- SHORT TASK -
Exactly retype the lines from the top of the data through the line containing "(0,0) rectangle (1130,1304);", leaving out every picture.

- DATA BLOCK -
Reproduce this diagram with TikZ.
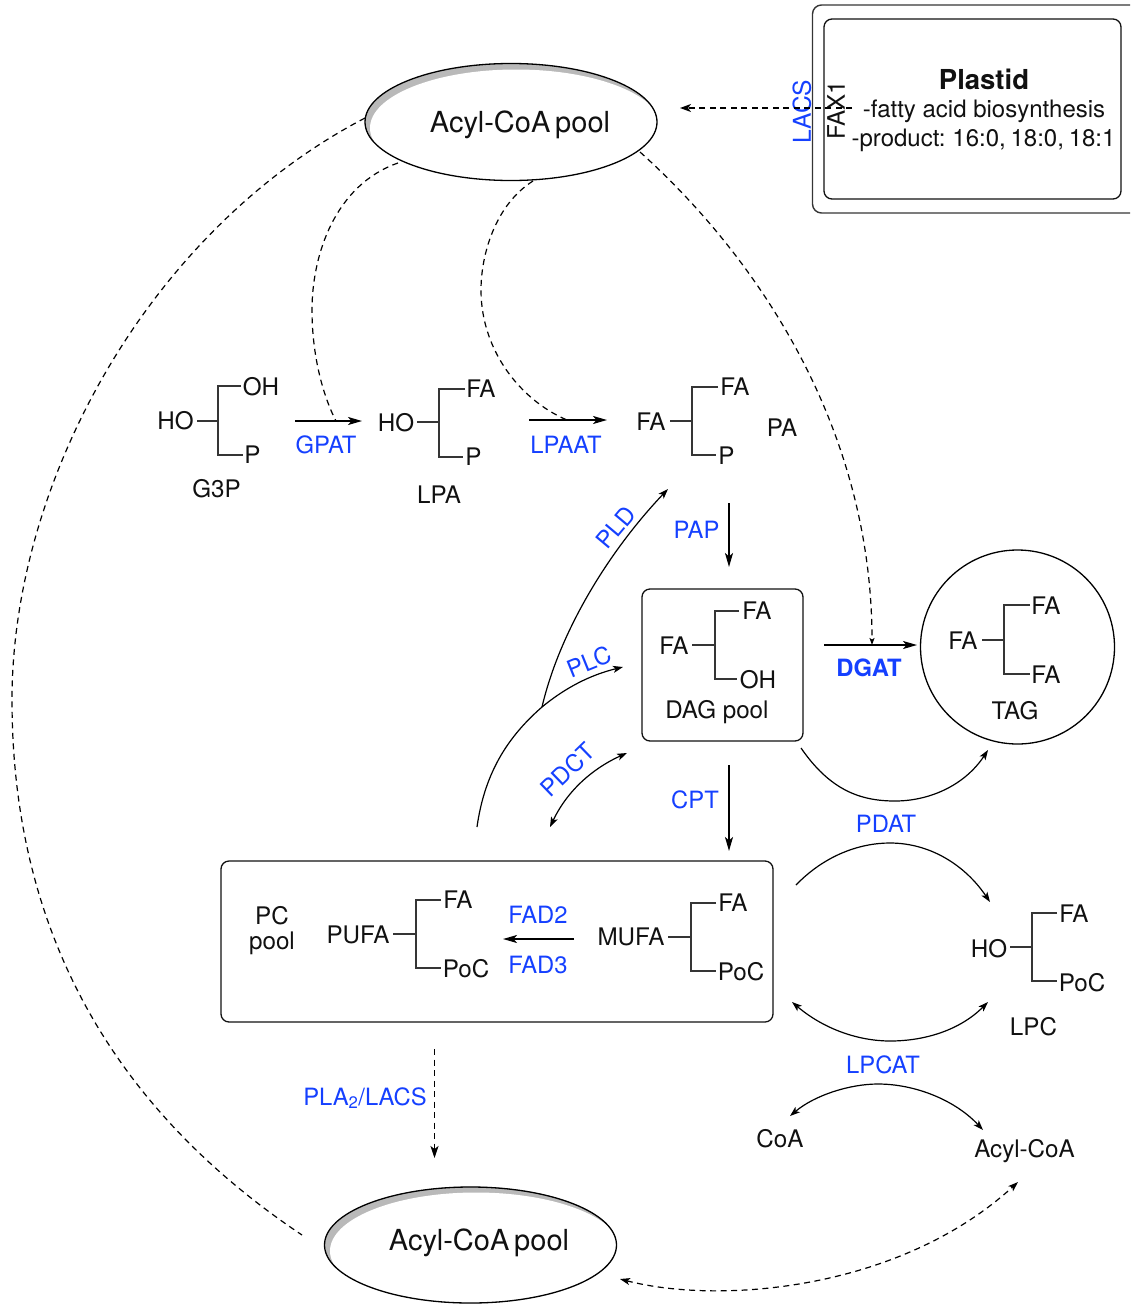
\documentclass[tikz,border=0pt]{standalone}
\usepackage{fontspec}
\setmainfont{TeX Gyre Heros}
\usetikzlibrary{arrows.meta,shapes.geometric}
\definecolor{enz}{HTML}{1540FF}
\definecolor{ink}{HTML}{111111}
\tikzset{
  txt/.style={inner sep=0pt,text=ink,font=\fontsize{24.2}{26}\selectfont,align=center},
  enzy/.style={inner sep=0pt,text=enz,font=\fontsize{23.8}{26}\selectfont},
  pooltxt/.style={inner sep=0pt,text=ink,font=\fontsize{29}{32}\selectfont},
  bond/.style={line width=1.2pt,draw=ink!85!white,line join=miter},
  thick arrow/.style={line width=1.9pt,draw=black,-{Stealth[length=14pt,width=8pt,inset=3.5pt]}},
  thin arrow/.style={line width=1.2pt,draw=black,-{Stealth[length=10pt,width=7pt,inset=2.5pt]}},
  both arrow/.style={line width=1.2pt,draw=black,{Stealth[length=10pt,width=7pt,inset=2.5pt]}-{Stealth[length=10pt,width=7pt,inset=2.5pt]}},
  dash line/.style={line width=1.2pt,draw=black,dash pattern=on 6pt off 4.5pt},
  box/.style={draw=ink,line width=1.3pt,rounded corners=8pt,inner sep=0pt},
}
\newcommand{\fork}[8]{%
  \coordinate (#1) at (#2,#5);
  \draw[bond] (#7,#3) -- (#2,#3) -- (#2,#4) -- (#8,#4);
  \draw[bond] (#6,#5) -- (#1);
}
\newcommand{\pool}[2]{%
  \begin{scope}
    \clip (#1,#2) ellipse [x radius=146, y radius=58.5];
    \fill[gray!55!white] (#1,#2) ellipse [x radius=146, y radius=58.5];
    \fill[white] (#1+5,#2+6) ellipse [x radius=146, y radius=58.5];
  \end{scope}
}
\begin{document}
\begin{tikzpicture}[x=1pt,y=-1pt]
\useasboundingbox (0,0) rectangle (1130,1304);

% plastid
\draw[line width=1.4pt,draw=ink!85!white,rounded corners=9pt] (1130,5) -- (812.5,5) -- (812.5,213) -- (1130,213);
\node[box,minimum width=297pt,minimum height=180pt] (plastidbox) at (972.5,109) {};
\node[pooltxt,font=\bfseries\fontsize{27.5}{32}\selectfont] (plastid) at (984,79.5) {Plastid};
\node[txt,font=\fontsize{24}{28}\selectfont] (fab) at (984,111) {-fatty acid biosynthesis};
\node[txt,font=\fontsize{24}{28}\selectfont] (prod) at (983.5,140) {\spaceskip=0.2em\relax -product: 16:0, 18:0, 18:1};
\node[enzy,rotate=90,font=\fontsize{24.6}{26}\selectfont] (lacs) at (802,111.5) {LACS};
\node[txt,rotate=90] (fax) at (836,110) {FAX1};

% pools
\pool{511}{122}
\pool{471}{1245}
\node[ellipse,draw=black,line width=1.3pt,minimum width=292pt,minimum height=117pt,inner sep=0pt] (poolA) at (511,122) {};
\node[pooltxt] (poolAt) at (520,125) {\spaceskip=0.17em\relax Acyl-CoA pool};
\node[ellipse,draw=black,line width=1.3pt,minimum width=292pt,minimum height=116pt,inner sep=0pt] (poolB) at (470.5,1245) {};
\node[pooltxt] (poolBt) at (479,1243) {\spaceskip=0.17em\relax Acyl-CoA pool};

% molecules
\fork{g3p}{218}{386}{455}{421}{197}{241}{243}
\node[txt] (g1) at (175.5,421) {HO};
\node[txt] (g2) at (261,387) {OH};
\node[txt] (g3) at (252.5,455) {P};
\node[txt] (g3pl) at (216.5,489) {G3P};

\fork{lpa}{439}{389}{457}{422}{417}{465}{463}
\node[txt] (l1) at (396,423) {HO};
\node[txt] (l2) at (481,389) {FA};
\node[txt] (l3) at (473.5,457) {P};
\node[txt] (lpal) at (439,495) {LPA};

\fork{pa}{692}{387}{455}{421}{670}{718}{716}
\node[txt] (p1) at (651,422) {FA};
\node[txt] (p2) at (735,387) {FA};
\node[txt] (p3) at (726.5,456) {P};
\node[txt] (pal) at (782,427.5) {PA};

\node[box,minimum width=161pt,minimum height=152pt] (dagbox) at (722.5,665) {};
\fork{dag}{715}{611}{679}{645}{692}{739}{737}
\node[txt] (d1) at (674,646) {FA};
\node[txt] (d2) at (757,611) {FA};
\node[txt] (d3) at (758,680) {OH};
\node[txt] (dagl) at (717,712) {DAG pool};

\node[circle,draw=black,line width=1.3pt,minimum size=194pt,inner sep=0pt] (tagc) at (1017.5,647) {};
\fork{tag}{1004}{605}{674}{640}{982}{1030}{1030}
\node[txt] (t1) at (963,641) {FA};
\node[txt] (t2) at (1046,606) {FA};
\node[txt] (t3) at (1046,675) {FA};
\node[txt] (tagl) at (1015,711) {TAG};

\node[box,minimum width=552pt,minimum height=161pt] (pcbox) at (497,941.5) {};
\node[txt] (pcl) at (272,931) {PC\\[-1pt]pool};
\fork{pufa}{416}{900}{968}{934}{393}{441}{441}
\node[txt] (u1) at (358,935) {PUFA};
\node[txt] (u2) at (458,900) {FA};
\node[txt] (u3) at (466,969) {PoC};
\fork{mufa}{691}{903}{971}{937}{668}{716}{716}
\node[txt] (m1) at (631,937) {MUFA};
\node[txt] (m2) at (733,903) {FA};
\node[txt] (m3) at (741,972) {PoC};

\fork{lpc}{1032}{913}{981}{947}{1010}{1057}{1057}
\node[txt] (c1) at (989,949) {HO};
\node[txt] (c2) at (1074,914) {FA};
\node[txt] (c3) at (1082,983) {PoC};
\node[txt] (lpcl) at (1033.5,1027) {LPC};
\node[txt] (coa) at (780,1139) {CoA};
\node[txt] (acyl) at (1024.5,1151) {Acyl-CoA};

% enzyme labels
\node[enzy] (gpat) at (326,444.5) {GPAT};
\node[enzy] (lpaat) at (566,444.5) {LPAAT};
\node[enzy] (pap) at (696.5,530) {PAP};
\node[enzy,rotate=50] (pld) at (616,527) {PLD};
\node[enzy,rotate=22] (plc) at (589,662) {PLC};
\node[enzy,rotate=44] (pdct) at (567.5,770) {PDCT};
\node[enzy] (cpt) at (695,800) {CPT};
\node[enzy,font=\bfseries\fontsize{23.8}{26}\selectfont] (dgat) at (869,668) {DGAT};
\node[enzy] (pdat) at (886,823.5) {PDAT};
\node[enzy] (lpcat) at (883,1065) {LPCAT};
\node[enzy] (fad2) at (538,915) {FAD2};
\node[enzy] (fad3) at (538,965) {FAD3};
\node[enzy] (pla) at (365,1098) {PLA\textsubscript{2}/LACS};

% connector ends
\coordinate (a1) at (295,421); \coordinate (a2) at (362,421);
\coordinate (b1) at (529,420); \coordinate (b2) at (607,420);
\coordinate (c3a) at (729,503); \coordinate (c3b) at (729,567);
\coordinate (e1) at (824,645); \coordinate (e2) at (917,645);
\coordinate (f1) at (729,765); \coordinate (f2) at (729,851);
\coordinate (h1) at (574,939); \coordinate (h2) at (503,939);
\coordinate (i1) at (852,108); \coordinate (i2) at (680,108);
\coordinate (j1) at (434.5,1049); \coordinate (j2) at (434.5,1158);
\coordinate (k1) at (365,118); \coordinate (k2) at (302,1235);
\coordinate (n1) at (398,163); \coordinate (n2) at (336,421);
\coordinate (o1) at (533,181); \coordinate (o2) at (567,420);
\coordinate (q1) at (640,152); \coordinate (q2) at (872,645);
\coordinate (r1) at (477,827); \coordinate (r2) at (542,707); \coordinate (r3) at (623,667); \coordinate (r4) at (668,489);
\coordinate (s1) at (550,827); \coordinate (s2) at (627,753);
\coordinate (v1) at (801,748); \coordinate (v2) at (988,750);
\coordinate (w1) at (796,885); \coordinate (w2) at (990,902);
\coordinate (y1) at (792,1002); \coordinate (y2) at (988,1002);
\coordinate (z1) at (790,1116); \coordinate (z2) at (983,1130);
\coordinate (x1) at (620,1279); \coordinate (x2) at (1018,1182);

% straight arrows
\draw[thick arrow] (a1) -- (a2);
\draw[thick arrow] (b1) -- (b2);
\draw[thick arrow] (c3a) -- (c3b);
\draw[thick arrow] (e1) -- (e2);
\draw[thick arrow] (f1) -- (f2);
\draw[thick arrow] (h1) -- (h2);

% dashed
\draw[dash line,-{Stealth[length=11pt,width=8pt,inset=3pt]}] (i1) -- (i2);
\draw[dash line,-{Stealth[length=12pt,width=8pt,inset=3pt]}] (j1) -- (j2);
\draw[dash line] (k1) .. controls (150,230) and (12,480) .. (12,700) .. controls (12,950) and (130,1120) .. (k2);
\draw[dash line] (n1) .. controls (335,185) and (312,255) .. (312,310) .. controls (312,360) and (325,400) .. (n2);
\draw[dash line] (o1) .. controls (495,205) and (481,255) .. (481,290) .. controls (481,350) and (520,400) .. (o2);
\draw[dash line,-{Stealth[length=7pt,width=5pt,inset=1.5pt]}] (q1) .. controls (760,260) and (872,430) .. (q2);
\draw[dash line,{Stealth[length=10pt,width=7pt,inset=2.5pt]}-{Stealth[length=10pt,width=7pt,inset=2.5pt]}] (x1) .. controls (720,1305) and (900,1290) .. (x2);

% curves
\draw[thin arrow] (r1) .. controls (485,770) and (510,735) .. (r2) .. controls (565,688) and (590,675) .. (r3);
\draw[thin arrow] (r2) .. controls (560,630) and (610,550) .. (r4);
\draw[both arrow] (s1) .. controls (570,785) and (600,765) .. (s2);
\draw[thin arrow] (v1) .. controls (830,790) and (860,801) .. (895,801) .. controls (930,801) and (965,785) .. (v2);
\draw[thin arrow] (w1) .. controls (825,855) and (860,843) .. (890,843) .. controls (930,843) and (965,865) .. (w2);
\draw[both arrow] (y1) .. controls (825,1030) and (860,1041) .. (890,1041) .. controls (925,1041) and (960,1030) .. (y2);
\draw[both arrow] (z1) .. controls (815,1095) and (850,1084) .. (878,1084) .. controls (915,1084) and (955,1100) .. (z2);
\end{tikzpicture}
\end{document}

- EXERCISE RESULT -
Reproduce this diagram with TikZ.
\documentclass[tikz,border=0pt]{standalone}
\usepackage{fontspec}
\setmainfont{TeX Gyre Heros}
\usetikzlibrary{arrows.meta,shapes.geometric}
\definecolor{enz}{HTML}{1540FF}
\definecolor{ink}{HTML}{111111}
\tikzset{
  txt/.style={inner sep=0pt,text=ink,font=\fontsize{24.2}{26}\selectfont,align=center},
  enzy/.style={inner sep=0pt,text=enz,font=\fontsize{23.8}{26}\selectfont},
  pooltxt/.style={inner sep=0pt,text=ink,font=\fontsize{29}{32}\selectfont},
  bond/.style={line width=1.2pt,draw=ink!85!white,line join=miter},
  thick arrow/.style={line width=1.9pt,draw=black,-{Stealth[length=14pt,width=8pt,inset=3.5pt]}},
  thin arrow/.style={line width=1.2pt,draw=black,-{Stealth[length=10pt,width=7pt,inset=2.5pt]}},
  both arrow/.style={line width=1.2pt,draw=black,{Stealth[length=10pt,width=7pt,inset=2.5pt]}-{Stealth[length=10pt,width=7pt,inset=2.5pt]}},
  dash line/.style={line width=1.2pt,draw=black,dash pattern=on 6pt off 4.5pt},
  box/.style={draw=ink,line width=1.3pt,rounded corners=8pt,inner sep=0pt},
}
\newcommand{\fork}[8]{%
  \coordinate (#1) at (#2,#5);
  \draw[bond] (#7,#3) -- (#2,#3) -- (#2,#4) -- (#8,#4);
  \draw[bond] (#6,#5) -- (#1);
}
\newcommand{\pool}[2]{%
  \begin{scope}
    \clip (#1,#2) ellipse [x radius=146, y radius=58.5];
    \fill[gray!55!white] (#1,#2) ellipse [x radius=146, y radius=58.5];
    \fill[white] (#1+5,#2+6) ellipse [x radius=146, y radius=58.5];
  \end{scope}
}
\begin{document}
\begin{tikzpicture}[x=1pt,y=-1pt]
\useasboundingbox (0,0) rectangle (1130,1304);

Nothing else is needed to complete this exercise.